---------- Dataset records ----------

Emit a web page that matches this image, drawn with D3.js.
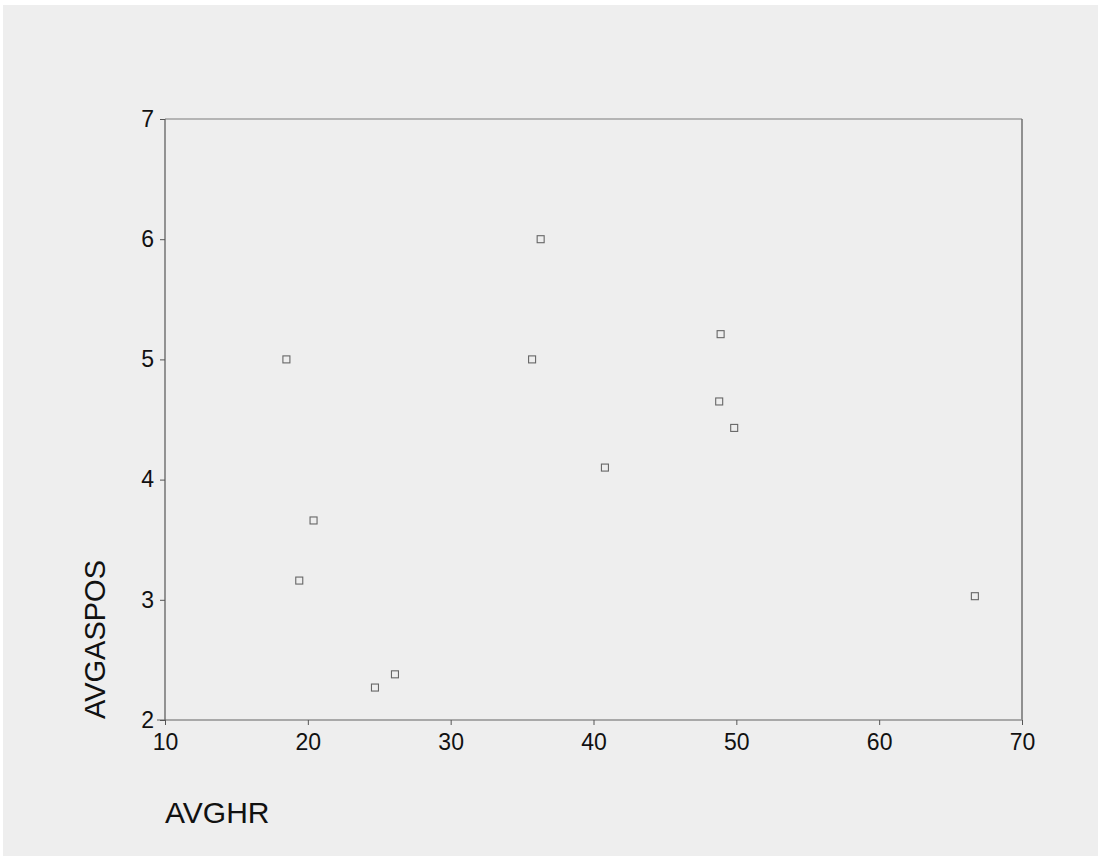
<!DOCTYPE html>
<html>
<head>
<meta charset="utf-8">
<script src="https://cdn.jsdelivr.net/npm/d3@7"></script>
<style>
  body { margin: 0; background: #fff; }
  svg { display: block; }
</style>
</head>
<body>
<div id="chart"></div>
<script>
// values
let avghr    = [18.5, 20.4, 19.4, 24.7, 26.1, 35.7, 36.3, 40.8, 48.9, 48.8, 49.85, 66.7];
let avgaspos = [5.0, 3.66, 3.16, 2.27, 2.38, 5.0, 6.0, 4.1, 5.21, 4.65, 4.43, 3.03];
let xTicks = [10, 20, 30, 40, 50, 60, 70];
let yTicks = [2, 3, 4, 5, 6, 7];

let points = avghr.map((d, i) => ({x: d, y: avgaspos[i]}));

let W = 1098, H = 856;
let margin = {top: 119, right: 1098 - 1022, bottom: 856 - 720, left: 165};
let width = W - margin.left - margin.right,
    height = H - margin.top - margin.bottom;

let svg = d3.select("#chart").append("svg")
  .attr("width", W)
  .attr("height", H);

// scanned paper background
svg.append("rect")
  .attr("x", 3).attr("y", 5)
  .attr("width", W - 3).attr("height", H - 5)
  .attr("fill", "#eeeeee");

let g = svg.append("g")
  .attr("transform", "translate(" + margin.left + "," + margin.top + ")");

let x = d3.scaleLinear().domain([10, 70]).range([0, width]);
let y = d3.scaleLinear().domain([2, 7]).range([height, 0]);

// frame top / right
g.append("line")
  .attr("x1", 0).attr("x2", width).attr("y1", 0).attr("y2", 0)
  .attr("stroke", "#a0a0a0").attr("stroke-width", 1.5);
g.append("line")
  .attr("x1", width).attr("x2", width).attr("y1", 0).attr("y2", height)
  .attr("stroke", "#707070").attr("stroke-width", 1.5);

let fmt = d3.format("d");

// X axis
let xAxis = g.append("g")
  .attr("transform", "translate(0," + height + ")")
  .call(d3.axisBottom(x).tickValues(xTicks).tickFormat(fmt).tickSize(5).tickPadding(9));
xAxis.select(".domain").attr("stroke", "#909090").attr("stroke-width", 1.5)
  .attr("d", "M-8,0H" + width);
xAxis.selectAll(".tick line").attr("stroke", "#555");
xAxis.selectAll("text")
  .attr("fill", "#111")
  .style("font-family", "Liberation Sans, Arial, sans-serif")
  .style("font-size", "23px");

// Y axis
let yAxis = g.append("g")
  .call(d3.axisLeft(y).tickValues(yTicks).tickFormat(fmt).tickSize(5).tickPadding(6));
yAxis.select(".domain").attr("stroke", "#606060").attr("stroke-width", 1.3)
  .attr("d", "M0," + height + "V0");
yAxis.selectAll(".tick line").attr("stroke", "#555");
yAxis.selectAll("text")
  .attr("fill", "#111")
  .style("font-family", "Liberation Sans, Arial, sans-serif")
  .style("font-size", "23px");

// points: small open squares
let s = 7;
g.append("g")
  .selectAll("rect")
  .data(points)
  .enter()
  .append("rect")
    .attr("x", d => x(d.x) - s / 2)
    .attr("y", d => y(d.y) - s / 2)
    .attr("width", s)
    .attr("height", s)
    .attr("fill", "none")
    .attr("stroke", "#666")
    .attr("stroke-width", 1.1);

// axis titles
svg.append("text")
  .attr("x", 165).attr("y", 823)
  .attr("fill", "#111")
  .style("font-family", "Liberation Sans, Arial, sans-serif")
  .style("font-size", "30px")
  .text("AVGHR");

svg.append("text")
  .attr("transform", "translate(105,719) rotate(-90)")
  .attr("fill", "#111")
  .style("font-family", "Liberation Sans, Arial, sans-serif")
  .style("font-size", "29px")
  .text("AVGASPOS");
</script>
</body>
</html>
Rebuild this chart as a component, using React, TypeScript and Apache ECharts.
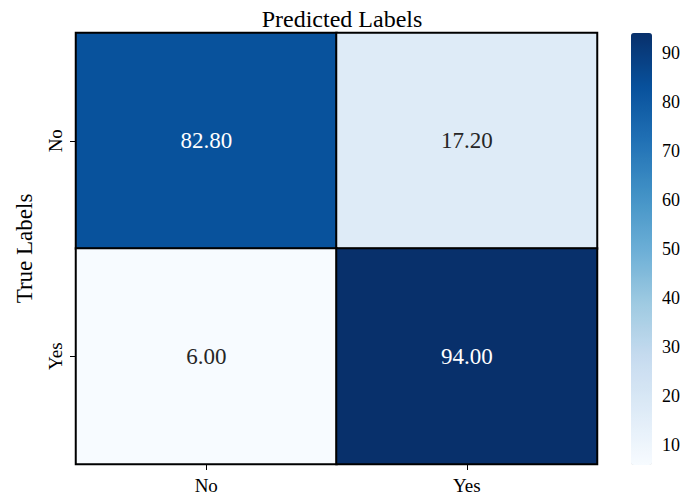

----------

Your goal. Give all the lines above again, character for character, without pictures.

Final result.
Emit a web page that matches this image, drawn with D3.js.
<!DOCTYPE html>
<html>
<head>
<meta charset="utf-8">
<script src="https://cdn.jsdelivr.net/npm/d3@7"></script>
<style>
  body { margin: 0; background: #fff; }
  svg { display: block; }
</style>
</head>
<body>
<div id="chart"></div>
<script>
// values
let avghr    = [18.5, 20.4, 19.4, 24.7, 26.1, 35.7, 36.3, 40.8, 48.9, 48.8, 49.85, 66.7];
let avgaspos = [5.0, 3.66, 3.16, 2.27, 2.38, 5.0, 6.0, 4.1, 5.21, 4.65, 4.43, 3.03];
let xTicks = [10, 20, 30, 40, 50, 60, 70];
let yTicks = [2, 3, 4, 5, 6, 7];

let points = avghr.map((d, i) => ({x: d, y: avgaspos[i]}));

let W = 1098, H = 856;
let margin = {top: 119, right: 1098 - 1022, bottom: 856 - 720, left: 165};
let width = W - margin.left - margin.right,
    height = H - margin.top - margin.bottom;

let svg = d3.select("#chart").append("svg")
  .attr("width", W)
  .attr("height", H);

// scanned paper background
svg.append("rect")
  .attr("x", 3).attr("y", 5)
  .attr("width", W - 3).attr("height", H - 5)
  .attr("fill", "#eeeeee");

let g = svg.append("g")
  .attr("transform", "translate(" + margin.left + "," + margin.top + ")");

let x = d3.scaleLinear().domain([10, 70]).range([0, width]);
let y = d3.scaleLinear().domain([2, 7]).range([height, 0]);

// frame top / right
g.append("line")
  .attr("x1", 0).attr("x2", width).attr("y1", 0).attr("y2", 0)
  .attr("stroke", "#a0a0a0").attr("stroke-width", 1.5);
g.append("line")
  .attr("x1", width).attr("x2", width).attr("y1", 0).attr("y2", height)
  .attr("stroke", "#707070").attr("stroke-width", 1.5);

let fmt = d3.format("d");

// X axis
let xAxis = g.append("g")
  .attr("transform", "translate(0," + height + ")")
  .call(d3.axisBottom(x).tickValues(xTicks).tickFormat(fmt).tickSize(5).tickPadding(9));
xAxis.select(".domain").attr("stroke", "#909090").attr("stroke-width", 1.5)
  .attr("d", "M-8,0H" + width);
xAxis.selectAll(".tick line").attr("stroke", "#555");
xAxis.selectAll("text")
  .attr("fill", "#111")
  .style("font-family", "Liberation Sans, Arial, sans-serif")
  .style("font-size", "23px");

// Y axis
let yAxis = g.append("g")
  .call(d3.axisLeft(y).tickValues(yTicks).tickFormat(fmt).tickSize(5).tickPadding(6));
yAxis.select(".domain").attr("stroke", "#606060").attr("stroke-width", 1.3)
  .attr("d", "M0," + height + "V0");
yAxis.selectAll(".tick line").attr("stroke", "#555");
yAxis.selectAll("text")
  .attr("fill", "#111")
  .style("font-family", "Liberation Sans, Arial, sans-serif")
  .style("font-size", "23px");

// points: small open squares
let s = 7;
g.append("g")
  .selectAll("rect")
  .data(points)
  .enter()
  .append("rect")
    .attr("x", d => x(d.x) - s / 2)
    .attr("y", d => y(d.y) - s / 2)
    .attr("width", s)
    .attr("height", s)
    .attr("fill", "none")
    .attr("stroke", "#666")
    .attr("stroke-width", 1.1);

// axis titles
svg.append("text")
  .attr("x", 165).attr("y", 823)
  .attr("fill", "#111")
  .style("font-family", "Liberation Sans, Arial, sans-serif")
  .style("font-size", "30px")
  .text("AVGHR");

svg.append("text")
  .attr("transform", "translate(105,719) rotate(-90)")
  .attr("fill", "#111")
  .style("font-family", "Liberation Sans, Arial, sans-serif")
  .style("font-size", "29px")
  .text("AVGASPOS");
</script>
</body>
</html>
Rebuild this chart as a component, using React, TypeScript and Apache ECharts.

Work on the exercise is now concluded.